December 14, 2018

The penultimate day of the Michaelmas Term. (How curious that the terminology of the Christian liturgical calendar is still maintained in this day and age. As a university, we’ve not bowed the knee to the secular business paradigm entirely.)

5.30 am: I awoke. The bedroom was too cold to contemplate even the short dash to my dressing gown. Fifteen minutes after the central heating had kicked in, I stealthily climbed the stairs to the studio – like Count Olaf in the famous scene from Nosferatu (1922) – to worry over a MacBook, which had failed to fully boot-up yesterday. Mercifully, the fix was quick. But the potential crisis did force me to consider whether I should deploy a further set of belt and braces in order to enhance my back-up systems.

After breakfast, I’d received an encouraging email. The British Library is willing to digitise a selection of wax cylinders recordings, held by the National Screen and Sound Archive of Wales, in advance of both my next CD project and the potential forthcoming conference on the Bible and sound. The British Library had provided the same service, back in 2002, following the repair of the Evan Roberts wax cylinder (which, subsequently became the source for my R R B V E Ǝ T N Ƨ O A CD).

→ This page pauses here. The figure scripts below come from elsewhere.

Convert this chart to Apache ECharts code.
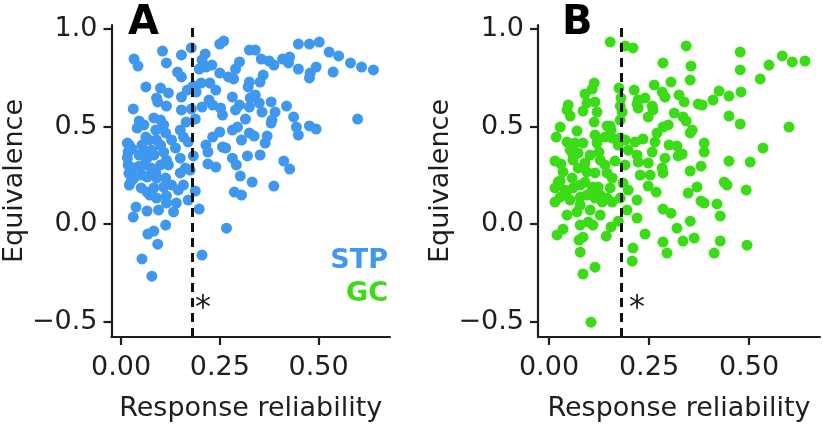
<!DOCTYPE html>
<html><head><meta charset="utf-8">
<script src="https://cdn.jsdelivr.net/npm/echarts@6/dist/echarts.min.js"></script>
<style>html,body{margin:0;padding:0;background:#fff}#c{width:822px;height:427px}</style>
</head><body><div id="c"></div>
<script>
const stpPoints = [
[0.033,0.846],[0.043,0.810],[0.105,0.887],[0.115,0.826],[0.153,0.867],[0.178,0.903],[0.143,0.779],[0.153,0.754],[0.063,0.703],[0.100,0.697],
[0.120,0.672],[0.090,0.646],[0.093,0.626],[0.115,0.605],[0.153,0.651],[0.168,0.687],[0.183,0.708],[0.190,0.677],[0.031,0.590],[0.153,0.585],
[0.178,0.590],[0.165,0.523],[0.188,0.538],[0.046,0.528],[0.058,0.508],[0.041,0.492],[0.083,0.544],[0.100,0.533],[0.108,0.508],[0.088,0.482],
[0.113,0.467],[0.090,0.431],[0.063,0.446],[0.016,0.415],[0.053,0.405],[0.150,0.482],[0.158,0.446],[0.170,0.421],[0.205,0.841],[0.198,0.795],
[0.213,0.872],[0.215,0.805],[0.230,0.815],[0.250,0.774],[0.250,0.923],[0.260,0.938],[0.300,0.831],[0.290,0.795],[0.325,0.892],[0.272,0.754],
[0.285,0.744],[0.203,0.723],[0.225,0.723],[0.240,0.687],[0.223,0.636],[0.205,0.600],[0.232,0.610],[0.252,0.595],[0.257,0.559],[0.282,0.651],
[0.300,0.610],[0.290,0.585],[0.325,0.600],[0.215,0.405],[0.232,0.446],[0.250,0.472],[0.282,0.482],[0.295,0.497],[0.305,0.431],[0.325,0.467],
[0.315,0.538],[0.322,0.703],[0.325,0.728],[0.340,0.892],[0.355,0.846],[0.375,0.836],[0.387,0.815],[0.409,0.846],[0.427,0.856],[0.424,0.826],
[0.449,0.923],[0.477,0.923],[0.502,0.933],[0.527,0.882],[0.551,0.862],[0.581,0.826],[0.609,0.805],[0.639,0.790],[0.449,0.795],[0.479,0.774],
[0.477,0.749],[0.494,0.805],[0.537,0.779],[0.360,0.764],[0.352,0.728],[0.340,0.662],[0.327,0.646],[0.350,0.621],[0.380,0.626],[0.390,0.574],
[0.357,0.574],[0.419,0.605],[0.437,0.549],[0.382,0.533],[0.380,0.518],[0.444,0.497],[0.449,0.456],[0.477,0.503],[0.494,0.487],[0.599,0.538],
[0.337,0.451],[0.370,0.451],[0.365,0.415],[0.018,0.303],[0.021,0.200],[0.038,0.087],[0.031,0.036],[0.066,0.067],[0.113,-0.005],[0.083,-0.036],
[0.068,-0.051],[0.093,-0.103],[0.053,-0.179],[0.078,-0.267],[0.170,0.123],[0.133,0.062],[0.140,0.108],[0.115,0.108],[0.115,0.144],[0.090,0.133],
[0.051,0.185],[0.066,0.164],[0.073,0.149],[0.083,0.185],[0.108,0.190],[0.113,0.236],[0.090,0.236],[0.088,0.262],[0.066,0.241],[0.033,0.287],
[0.046,0.297],[0.033,0.236],[0.026,0.221],[0.058,0.303],[0.066,0.338],[0.083,0.354],[0.078,0.379],[0.058,0.379],[0.028,0.385],[0.021,0.405],
[0.108,0.369],[0.115,0.328],[0.120,0.303],[0.150,0.338],[0.150,0.262],[0.163,0.287],[0.175,0.277],[0.183,0.349],[0.188,0.169],[0.205,-0.159],
[0.267,-0.021],[0.198,0.077],[0.220,0.369],[0.220,0.308],[0.240,0.292],[0.265,0.390],[0.282,0.338],[0.292,0.303],[0.302,0.246],[0.287,0.164],
[0.305,0.149],[0.320,0.349],[0.332,0.215],[0.352,0.354],[0.412,0.323],[0.427,0.282],[0.387,0.195],[0.257,0.395],
[0.016,0.340],[0.020,0.260],[0.046,0.354],[0.071,0.431],[0.100,0.405],[0.128,0.431],[0.138,0.390],[0.128,0.200],[0.145,0.174],[0.100,0.303],
[0.076,0.287],[0.053,0.251],[0.018,0.370],[0.095,0.072],[0.158,0.200]
];
const gcPoints = [
[0.153,0.933],[0.190,0.913],[0.210,0.903],[0.343,0.913],[0.478,0.882],[0.583,0.862],[0.608,0.831],[0.640,0.836],[0.285,0.826],[0.355,0.810],
[0.478,0.790],[0.550,0.815],[0.528,0.744],[0.353,0.738],[0.305,0.728],[0.263,0.713],[0.175,0.697],[0.213,0.687],[0.113,0.723],[0.108,0.692],
[0.090,0.667],[0.283,0.677],[0.290,0.651],[0.325,0.662],[0.338,0.626],[0.373,0.615],[0.383,0.610],[0.425,0.682],[0.410,0.636],[0.450,0.656],
[0.480,0.677],[0.240,0.646],[0.223,0.636],[0.180,0.646],[0.220,0.615],[0.223,0.595],[0.258,0.605],[0.260,0.585],[0.248,0.549],[0.313,0.569],
[0.335,0.549],[0.343,0.528],[0.450,0.554],[0.478,0.513],[0.600,0.497],[0.178,0.605],[0.183,0.574],[0.178,0.533],[0.153,0.503],[0.115,0.626],
[0.095,0.621],[0.120,0.574],[0.085,0.579],[0.048,0.610],[0.045,0.585],[0.053,0.554],[0.113,0.523],[0.145,0.503],[0.155,0.482],[0.028,0.497],
[0.018,0.446],[0.070,0.477],[0.045,0.421],[0.065,0.415],[0.085,0.415],[0.115,0.456],[0.120,0.415],[0.140,0.446],[0.158,0.441],[0.178,0.441],
[0.190,0.431],[0.215,0.421],[0.235,0.436],[0.270,0.467],[0.285,0.497],[0.298,0.508],[0.358,0.482],[0.353,0.467],[0.320,0.400],[0.300,0.405],
[0.333,0.359],[0.323,0.349],[0.388,0.415],[0.388,0.369],[0.258,0.369],[0.265,0.421],[0.053,0.379],[0.060,0.354],[0.073,0.364],[0.125,0.369],
[0.173,0.405],[0.198,0.379],[0.535,0.390],[0.220,0.354],[0.015,0.323],[0.030,0.308],[0.060,0.328],[0.090,0.313],[0.165,0.323],[0.190,0.303],
[0.223,0.318],[0.248,0.313],[0.283,0.287],[0.285,0.262],[0.290,0.338],[0.353,0.272],[0.380,0.297],[0.450,0.323],[0.503,0.318],[0.228,0.251],
[0.253,0.251],[0.248,0.195],[0.268,0.164],[0.348,0.159],[0.370,0.190],[0.438,0.215],[0.445,0.200],[0.493,0.174],[0.380,0.118],[0.388,0.108],
[0.420,0.103],[0.428,0.041],[0.353,0.015],[0.320,-0.021],[0.285,0.077],[0.305,0.056],[0.028,0.221],[0.058,0.236],[0.040,0.174],[0.060,0.185],
[0.015,0.113],[0.028,0.138],[0.045,0.046],[0.095,0.267],[0.115,0.262],[0.145,0.262],[0.158,0.236],[0.090,0.215],[0.110,0.190],[0.153,0.185],
[0.095,0.149],[0.115,0.133],[0.145,0.133],[0.078,0.097],[0.070,0.062],[0.103,0.072],[0.098,0.010],[0.110,-0.005],[0.133,0.113],[0.158,0.113],
[0.178,0.133],[0.198,0.174],[0.220,0.123],[0.195,0.072],[0.220,0.031],[0.173,0.015],[0.155,-0.015],[0.143,-0.062],[0.185,0.210],[0.123,0.190],
[0.108,0.174],[0.078,0.138],[0.015,0.185],[0.023,0.215],[0.043,0.159],[0.240,-0.051],[0.210,-0.123],[0.208,-0.190],[0.115,-0.221],[0.085,-0.256],
[0.105,-0.503],[0.078,-0.144],[0.075,-0.082],[0.085,-0.067],[0.035,-0.026],[0.020,-0.056],[0.285,-0.092],[0.295,-0.149],[0.335,-0.087],[0.363,-0.072],
[0.428,-0.087],[0.413,-0.149],[0.495,-0.108],
[0.035,0.267],[0.073,0.287],[0.128,0.328],[0.103,0.354],[0.140,0.303],[0.078,0.200],[0.128,0.149],[0.053,0.123],[0.128,0.046],[0.078,-0.005]
];
const xTicks = [0, 0.25, 0.5];
const yTicks = [-0.5, 0, 0.5, 1.0];
const threshold = 0.18;
const panelLetters = ['A', 'B'];
const legendNames = ['STP', 'GC'];
const xName = 'Response reliability';
const yName = 'Equivalence';

const colors = ['#3f98ee', '#3bdc17'];
const font = 'DejaVu Sans';
const ink = '#1e1e1e';

const grids = [
  {left: 107, top: 25, width: 283, height: 312},
  {left: 538, top: 25, width: 282, height: 312}
];
const xRanges = [[-0.0242, 0.681], [-0.0275, 0.6775]];
const yRange = [-0.579, 1.0205];

function xAxisCfg(i) {
  return {
    gridIndex: i, type: 'value', min: xRanges[i][0], max: xRanges[i][1],
    name: xName, nameLocation: 'middle', nameGap: 58,
    nameTextStyle: {fontFamily: font, fontSize: 27, color: ink},
    axisLine: {show: true, onZero: false, lineStyle: {color: ink, width: 2.2}},
    axisTick: {show: true, length: 8, customValues: xTicks, lineStyle: {color: ink, width: 2.2}},
    axisLabel: {customValues: xTicks, formatter: v => v.toFixed(2), fontFamily: font, fontSize: 27, color: ink, margin: 17},
    splitLine: {show: false}
  };
}
function yAxisCfg(i) {
  return {
    gridIndex: i, type: 'value', min: yRange[0], max: yRange[1],
    name: yName, nameLocation: 'middle', nameGap: 79, nameRotate: 90,
    nameTextStyle: {fontFamily: font, fontSize: 27, color: ink},
    axisLine: {show: true, onZero: false, lineStyle: {color: ink, width: 2.2}},
    axisTick: {show: true, length: 8, customValues: yTicks, lineStyle: {color: ink, width: 2.2}},
    axisLabel: {customValues: yTicks, formatter: v => (v < 0 ? '\u2212' : '') + Math.abs(v).toFixed(1), fontFamily: font, fontSize: 27, color: ink, margin: 14},
    splitLine: {show: false}
  };
}
function seriesCfg(i, pts) {
  return {
    type: 'scatter', xAxisIndex: i, yAxisIndex: i, data: pts,
    symbol: 'circle', symbolSize: 11,
    itemStyle: {color: colors[i], opacity: 1},
    markLine: {
      silent: true, symbol: ['none', 'none'], label: {show: false},
      lineStyle: {type: [9, 6], color: '#111', width: 3},
      data: [{xAxis: threshold}]
    }
  };
}

const chart = echarts.init(document.getElementById('c'), null, {renderer: 'canvas'});
chart.setOption({
  animation: false,
  backgroundColor: '#fff',
  grid: grids,
  xAxis: [xAxisCfg(0), xAxisCfg(1)],
  yAxis: [yAxisCfg(0), yAxisCfg(1)],
  series: [seriesCfg(0, stpPoints), seriesCfg(1, gcPoints)],
  graphic: [
    {type: 'text', left: 128, top: 4, style: {text: panelLetters[0], font: 'bold 40px "DejaVu Sans"', fill: '#000'}},
    {type: 'text', left: 562, top: 4, style: {text: panelLetters[1], font: 'bold 40px "DejaVu Sans"', fill: '#000'}},
    {type: 'text', x: 203, y: 309, style: {text: '*', font: '32px "DejaVu Sans"', fill: ink, align: 'center', verticalAlign: 'middle'}},
    {type: 'text', x: 637, y: 309, style: {text: '*', font: '32px "DejaVu Sans"', fill: ink, align: 'center', verticalAlign: 'middle'}},
    {type: 'text', x: 388, y: 261, style: {text: legendNames[0], font: 'bold 27px "DejaVu Sans"', fill: colors[0], align: 'right', verticalAlign: 'middle'}},
    {type: 'text', x: 388, y: 294, style: {text: legendNames[1], font: 'bold 27px "DejaVu Sans"', fill: colors[1], align: 'right', verticalAlign: 'middle'}}
  ]
});
</script>
</body></html>
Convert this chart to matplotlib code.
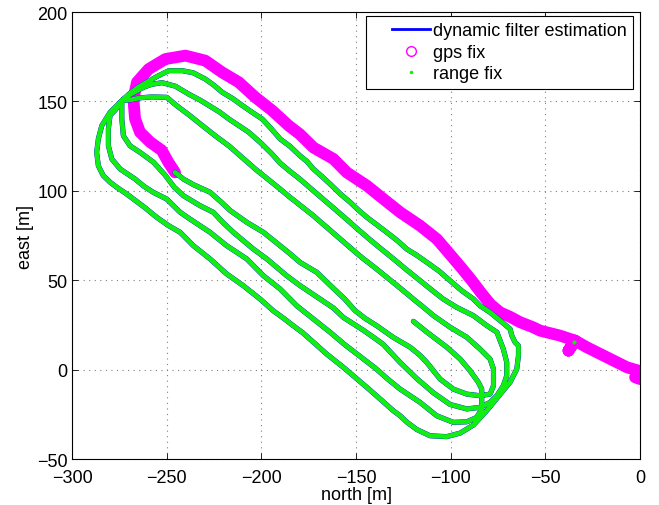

8.30 am: Studiology, and a review of the ‘Beth & Bill’ composition. The bespoke 10-inch vinyl pressing had arrived. I could now proceed with the final stage of composition: the cadenza. 10.00 am: I prepared to manipulate the disc and construct a body of samples. At the same time, I shortened the combined length of all the chapters Beth and Bill had listened to (as indicated on their inventory of audition) from over two hours to ten seconds.

In parallel, I drew up a table of the measures (converted to a common 16th-of-an-inch base) that Beth and Bill had marked on their inventory to indicate where a particular passage of scripture was to be found on the radius of the record.

12.00 pm: Back, then, to the composition, and the search for a possible insertion point for the 10-second sample. I removed all the sample’s frequencies below 1.25kHz and enhanced those within the range of 1.6 to 8kHz.

After lunch, I considered how I’d dispose the twenty measures across the surface of the vinyl. The disc was, first, divided into as many equal segments. Secondly, starting at the circumference and moving to the centre, a measure was assigned to each line.

I’d need to wait until tomorrow and purchase liquid cement in order to create nodes or obstacles, at the intersections of the segments and the measures, sufficiently large to arbitrarily redirect the stylus to another groove on impact.

In the late afternoon and evening, I returned to the composition, and substituted some of the existing samples with new ones derived from the earlier turntablism.